Please notice this was first posted in the period 2012-2014 and can be outdated
One of the courses I dreaded mostly when I studied for my masters back in Holland was statistics. I missed some of the basics for this course and while I knew how to torture Excel enough to get out the T-statistics or Z-statistics, I always had trouble understanding what to do with this number and how to interpret it. So when I heard we would have a course of statistics (don’t be fooled by the original name of the course, the “management decisions” part has just been added by Sasin to make it sound better related to an MBA) in this hexamester I was both scared and excited; if the teacher would be bad it would be a useless repeat of what others had tried to teach me a few years earlier already, and if the teacher would be good I could finally really understand what statistics is all about.

Just found out I have forgotten to take a picture of the professor Sharad Borle teaching in class, so let me just post how the grade for this course is decided on.
A first introduction into many of the things taught in this course was already given during the course management analysis with Brett Saraniti, but now we would take a closer look at how to actually do everything ourselves. A welcome change was also that we were allowed to have our laptops open during class, or better said; we were supposed to have our laptops open during class. Instead of going over theory only we had to download the data files from Blackboard and perform the steps along with the professor on our own computers to make sure we did not fall asleep, and were able to actually perform things during the exam and future classes of this MBA.
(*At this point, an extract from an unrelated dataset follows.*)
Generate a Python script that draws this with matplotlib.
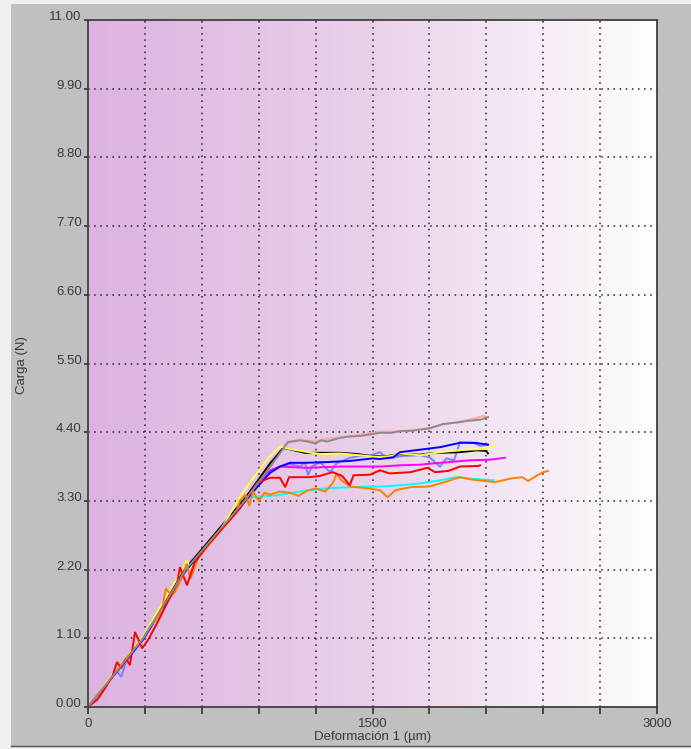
import numpy as np
import matplotlib
matplotlib.use("Agg")
import matplotlib.pyplot as plt
from matplotlib.colors import LinearSegmentedColormap
from matplotlib.patches import Rectangle

# ---- axis setup values ----
x_max = 3000
y_max = 11.0
x_grid = [0, 300, 600, 900, 1200, 1500, 1800, 2100, 2400, 2700, 3000]
x_labels = ["0", "", "", "", "", "1500", "", "", "", "", "3000"]
y_ticks = [0.0, 1.1, 2.2, 3.3, 4.4, 5.5, 6.6, 7.7, 8.8, 9.9, 11.0]
y_labels = ["0.00", "1.10", "2.20", "3.30", "4.40", "5.50", "6.60", "7.70", "8.80", "9.90", "11.00"]

# ---- test curves: deformation (um) / load (N) ----
salmon_x = [0, 290, 515, 830, 950, 1054, 1118, 1197, 1230, 1329, 1434, 1540, 1600, 1700, 1800, 1870, 1960, 2040, 2080, 2109]
salmon_y = [0, 1.10, 2.20, 3.33, 3.82, 4.25, 4.28, 4.25, 4.28, 4.32, 4.36, 4.41, 4.41, 4.43, 4.47, 4.52, 4.57, 4.62, 4.66, 4.64]

gray_x = [0, 290, 515, 830, 950, 1054, 1118, 1160, 1197, 1230, 1260, 1329, 1380, 1434, 1480, 1540, 1600, 1650, 1700, 1750, 1800, 1830, 1870, 1960, 2000, 2067, 2109]
gray_y = [0, 1.10, 2.20, 3.32, 3.80, 4.24, 4.27, 4.25, 4.22, 4.27, 4.25, 4.31, 4.33, 4.34, 4.36, 4.39, 4.39, 4.42, 4.42, 4.44, 4.46, 4.49, 4.53, 4.56, 4.58, 4.60, 4.64]

yellow_x = [0, 150, 290, 500, 520, 540, 700, 800, 860, 960, 1012, 1065, 1144, 1223, 1329, 1434, 1539, 1600, 1645, 1750, 1856, 1990, 2100, 2146]
yellow_y = [0, 0.60, 1.13, 2.22, 2.34, 2.24, 2.84, 3.36, 3.62, 4.02, 4.17, 4.13, 4.09, 4.05, 4.06, 4.03, 4.00, 4.02, 4.06, 4.03, 4.08, 4.12, 4.13, 4.20]

black_x = [0, 290, 515, 830, 960, 1030, 1144, 1329, 1420, 1487, 1560, 1645, 1750, 1800, 1856, 1961, 2050, 2100, 2109]
black_y = [0, 1.12, 2.22, 3.35, 3.90, 4.15, 4.07, 4.07, 4.05, 4.02, 4.01, 4.05, 4.04, 4.06, 4.07, 4.08, 4.11, 4.10, 4.06]

blue_x = [0, 290, 515, 830, 900, 960, 1012, 1065, 1144, 1250, 1381, 1500, 1539, 1610, 1645, 1750, 1856, 1961, 2040, 2109]
blue_y = [0, 1.08, 2.18, 3.30, 3.55, 3.75, 3.85, 3.91, 3.91, 3.92, 3.94, 3.98, 3.97, 4.00, 4.08, 4.12, 4.16, 4.23, 4.23, 4.20]

lblue_x = [0, 150, 175, 200, 290, 515, 830, 930, 1012, 1065, 1118, 1144, 1160, 1180, 1223, 1276, 1310, 1381, 1434, 1487, 1539, 1580, 1660, 1750, 1800, 1856, 1890, 1930, 1961, 2030, 2070, 2109]
lblue_y = [0, 0.58, 0.48, 0.72, 1.08, 2.19, 3.30, 3.70, 3.85, 3.89, 3.85, 3.92, 3.71, 3.85, 3.92, 3.76, 3.90, 3.99, 4.02, 4.03, 4.08, 3.98, 4.02, 4.03, 4.00, 3.85, 3.98, 3.95, 4.24, 4.23, 4.18, 4.20]

magenta_x = [0, 290, 515, 830, 900, 960, 1012, 1144, 1329, 1540, 1645, 1750, 1856, 2014, 2120, 2198]
magenta_y = [0, 1.10, 2.20, 3.32, 3.60, 3.79, 3.85, 3.83, 3.85, 3.85, 3.87, 3.88, 3.91, 3.95, 3.96, 3.99]

red_x = [0, 50, 90, 130, 153, 175, 200, 221, 248, 270, 285, 316, 364, 420, 470, 485, 500, 522, 560, 620, 700, 801, 855, 891,
         960, 1012, 1040, 1060, 1170, 1223, 1290, 1340, 1380, 1400, 1487, 1539, 1590, 1700, 1790, 1830, 1900, 1961, 2060, 2067]
red_y = [0, 0.12, 0.30, 0.50, 0.72, 0.62, 0.78, 0.67, 1.20, 1.05, 0.94, 1.07, 1.34, 1.68, 1.98, 2.24, 2.12, 1.95, 2.30, 2.55, 2.83, 3.18, 3.42, 3.59,
         3.67, 3.67, 3.52, 3.68, 3.68, 3.70, 3.76, 3.70, 3.55, 3.71, 3.72, 3.79, 3.74, 3.76, 3.83, 3.76, 3.78, 3.85, 3.86, 3.87]

orange_x = [0, 100, 200, 290, 330, 360, 390, 410, 440, 460, 500, 520, 540, 580, 650, 720, 780, 800, 830, 850, 870,
            900, 930, 960, 1012, 1065, 1110, 1160, 1200, 1250, 1290, 1310, 1340, 1381, 1480, 1539, 1580, 1620, 1700,
            1800, 1880, 1960, 2030, 2146, 2230, 2290, 2320, 2370, 2400, 2425]
orange_y = [0, 0.38, 0.78, 1.10, 1.30, 1.40, 1.55, 1.90, 1.78, 1.85, 2.10, 2.30, 2.05, 2.38, 2.64, 2.90, 3.10, 3.30, 3.40, 3.22, 3.45,
            3.30, 3.43, 3.40, 3.45, 3.43, 3.38, 3.47, 3.50, 3.45, 3.58, 3.73, 3.62, 3.53, 3.50, 3.47, 3.36, 3.47, 3.52,
            3.53, 3.60, 3.68, 3.64, 3.60, 3.66, 3.68, 3.62, 3.71, 3.76, 3.78]

cyan_x = [0, 290, 515, 830, 854, 1000, 1118, 1250, 1381, 1539, 1645, 1750, 1856, 1940, 2000, 2140]
cyan_y = [0, 1.10, 2.20, 3.30, 3.36, 3.39, 3.45, 3.50, 3.52, 3.53, 3.55, 3.58, 3.63, 3.68, 3.66, 3.63]

series = [
    (salmon_x, salmon_y, "#ffa8a0"),
    (lblue_x, lblue_y, "#8080ff"),
    (cyan_x, cyan_y, "#00ffff"),
    (magenta_x, magenta_y, "#ff00ff"),
    (black_x, black_y, "#000000"),
    (yellow_x, yellow_y, "#ffff50"),
    (blue_x, blue_y, "#0000ff"),
    (orange_x, orange_y, "#ff8000"),
    (red_x, red_y, "#ff0000"),
    (gray_x, gray_y, "#8e8a8a"),
]

W, H = 691, 749
fig = plt.figure(figsize=(W / 100, H / 100), dpi=100, facecolor="#c0c0c0")

# light window edges around the grey panel
for (x0, y0, x1, y1) in [(0, 0, 11, H), (0, 0, W, 4), (0, 746, W, H)]:
    fig.patches.append(Rectangle((x0 / W, 1 - y1 / H), (x1 - x0) / W, (y1 - y0) / H,
                                 transform=fig.transFigure, facecolor="#f0f0f0",
                                 edgecolor="none", zorder=-5))
fig.lines.append(plt.Line2D([11 / W, W / W], [1 - 745.5 / H, 1 - 745.5 / H],
                            transform=fig.transFigure, color="#505050", lw=1.0))

left, right, top, bottom = 88, 657, 20, 707
ax = fig.add_axes([left / W, 1 - bottom / H, (right - left) / W, (bottom - top) / H])

# horizontal purple-to-white background
cmap = LinearSegmentedColormap.from_list("bg", ["#dcb3e0", "#ead1ea", "#ffffff"])
grad = np.linspace(0, 1, 512).reshape(1, -1)
ax.imshow(grad, cmap=cmap, aspect="auto", extent=[0, x_max, 0, y_max], zorder=0, interpolation="bicubic")

ax.set_xlim(0, x_max)
ax.set_ylim(0, y_max)

for xg in x_grid[1:-1]:
    ax.axvline(xg, color="#202020", lw=1.1, ls=(0, (1, 3)), zorder=1)
for yg in y_ticks[1:-1]:
    ax.axhline(yg, color="#202020", lw=1.1, ls=(0, (1, 3)), zorder=1)

for xs, ys, c in series:
    ax.plot(xs, ys, color=c, lw=1.4, zorder=3, solid_joinstyle="miter")

font = ["Liberation Sans Narrow", "Liberation Sans", "DejaVu Sans"]
txt_color = "#3a3a3a"

ax.set_xticks(x_grid)
ax.set_xticklabels(x_labels, family=font, fontsize=9.5, color=txt_color)
ax.set_yticks(y_ticks)
ax.set_yticklabels(y_labels, family=font, fontsize=9.5, color=txt_color)
for lab in ax.get_yticklabels():
    lab.set_verticalalignment("baseline")
ax.tick_params(axis="x", direction="out", length=5, width=1.2, color="#303030", pad=3)
ax.tick_params(axis="y", direction="out", length=3, width=1.2, color="#303030", pad=1.5)

for side in ["left", "bottom", "right", "top"]:
    ax.spines[side].set_color("#404040")
    ax.spines[side].set_linewidth(1.3)
    ax.spines[side].set_zorder(5)

fig.text(373 / W, 1 - 737 / H, "Deformación 1 (µm)", ha="center", va="center",
         family=font, fontsize=9.5, color=txt_color)
fig.text(22 / W, 1 - 365 / H, "Carga (N)", ha="center", va="center", rotation=90,
         family=font, fontsize=9.5, color=txt_color)

fig.savefig("out.png", dpi=100, facecolor=fig.get_facecolor())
Due to the workload of the other course we had this same hexamester some people had trouble staying awake; especially during the last class where we were given the final overview of everything that had been covered.
Classes normally ran from Tuesday till Friday, and from the second week on the Friday class was a recap of what was covered earlier that week. On a weekly basis we also got a homework assignment based on what we had learned that week; this course structure reminded me of the course accounting for decision making with professor Mark Finn who gave an online quiz every week to recap whatever we had learned. For me this structure worked perfectly; most of the time I could follow what happened in class well enough from Tuesday till Thursday so I could stay away on Fridays to make the homework assignment in one of the study rooms at Sasin. And when doing the assignment I found myself understanding the concept even better, especially since I made the assignments with one other person meaning we had to explain to each other what we had done in case we came to a different answer.

Pretty decent scores on the first two assignments.
For Professor Sharad Borle it was his first year teaching here at Sasin but he did not seem to have trouble keeping people alert in his class, besides maybe a few people who were really tired. As in many courses also participation in class was graded which was a bit strange for a course of statistics since the material does not lent itself that well for having discussions; the intercept of a regression is 7.09582641 and there is not much you can differ on opinion about that. Most of the participation therefore came from only a couple of people; luckily nobody felt triggered to just ask questions about nothing to get their participation up like what happened in some other classes before.

Both the reader and the book have never been opened; the book I never opened because the lecture notes were pretty well written and the reader I never opened because we got all the lecture notes also in soft copy.
The course itself was pretty straightforward and there were no strange curveballs thrown with the homework assignments or during the exam unlike during the Finance course where the material taught was straightforward but the midterm and final exam were everything but straightforward. The exam was a bit more difficult than the weekly assignment though; this was probably necessary to make sure there would be a real difference between the people receiving an A and people getting a B (referring to the grades of the course negotiations which resulted in some discussions in class if this way of grading was fair).
And again no time to relax till we get our grades since the next course will already start coming Tuesday.